Search This Blog

Saturday, July 9, 2011

Portland's "Experimental" Woman Jury Part X: Oregonian Coverage Continued: "Mrs. Duniway Absent" and "Gloved Hands Take Oath"

We're reviewing the extensive Portland newspaper coverage of an all-female "experimental jury" in Municipal Court on December 4, 1912. In addition to featuring Leone Cass Baer's account of serving on the jury, the Oregonian provided a long article about the trial, part of which I excerpt here.

This excerpt provides some additional information about the trial.
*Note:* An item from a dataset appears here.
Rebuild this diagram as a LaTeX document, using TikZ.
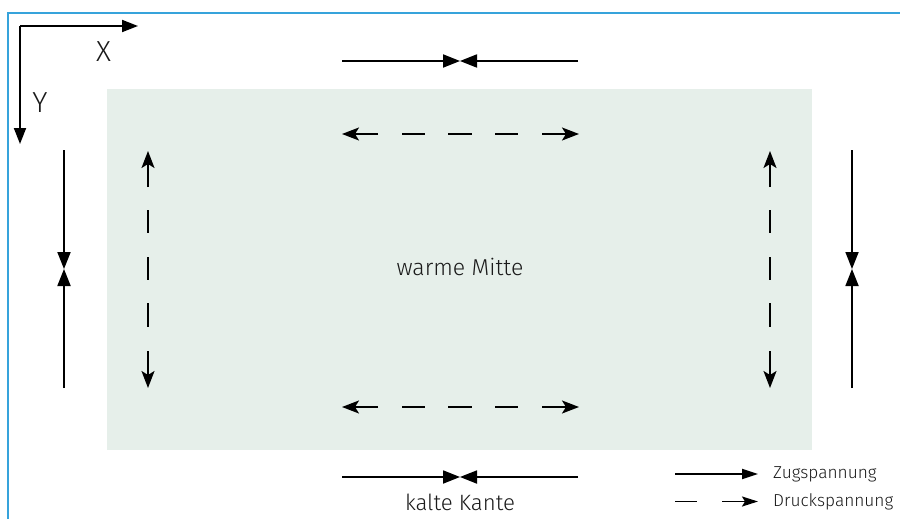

We learn that the first order of business was the clerk calling "the name of Abigail Scott Duniway, under a pre-arranged agreement to give her the honorary position of being the first woman in Oregon to be called into a jury box." As we've seen, Duniway was not the first -- Hattie Corkett of Bend, Oregon served as foreperson on a jury the week of November 25, 1912. Duniway was not present for her honorary position.

The Oregonian used a dramatic and class-related image to describe the first all-female jury. "Ten gloved hands were raised" as the jurors swore to tell the truth in voir dire and as they were empaneled. And the drama continued: "It was just the same old sordid story, so threadbare to male jurors, but throbbing with novelty and interest to the new arbiters."

Excerpt from "Unable to Agree, Woman Jury Quits," Oregonian, December 5, 1912, 12.